I came across the following problem on Cauchy Sequences:
Prove that every compact metric space is complete.
Suppose $X$ is a compact metric space. By definition, every sequence in $X$ has a convergent subsequence. We want to show that every Cauchy sequence in $X$ is convergent in $X$. Let $(x_n)$ be an arbitrary sequence in $X$ and $(x_{n_{k}})$ a subsequence that converges to $a$. Since $(x_{n_{k}}) \to a$ we have the following: $$(\forall \epsilon >0) \ \exists N \ni m,n \geq N \implies |x_{n_{m}}-x_{n_{n}}| < \epsilon$$
Using this, we can conclude that every Cauchy sequence in $X$ is convergent in $X$? Or do we inductively create subsequences and use Cauchy's criterion to show that it converges?
Best Answer
Here's a proof without $\epsilon$'s.
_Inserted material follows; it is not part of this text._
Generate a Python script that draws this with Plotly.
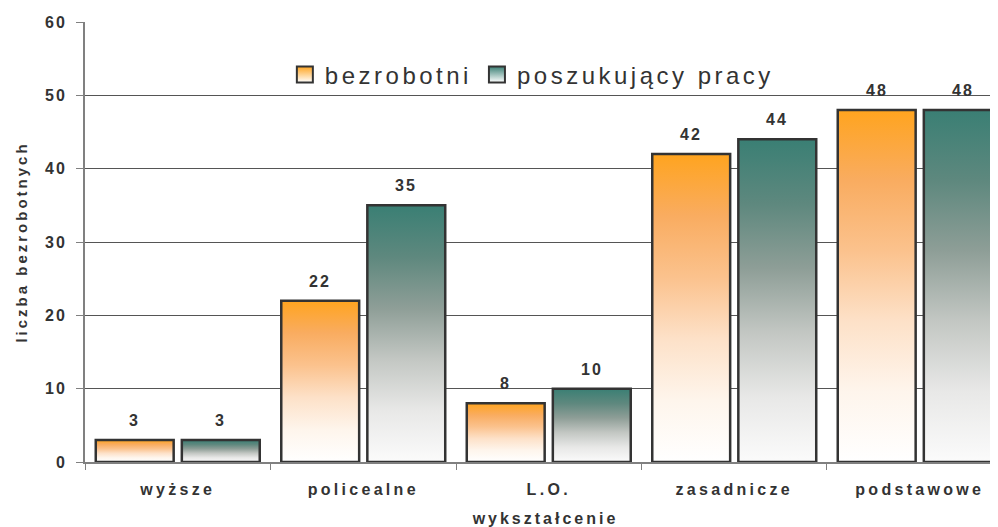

Let $X$ be a compact metric space, $\hat{X}$ be its completion, and $i:X \rightarrow \hat{X}$ be the inclusion map. Then $i$ is continuous and hence $i(X)$ is compact. It follows $i(X)$ is closed in $\hat{X}$. But $i(X)$ is dense in $X.$ Therefore $i(X) = \hat{X}.$ We conclude $X$ is complete.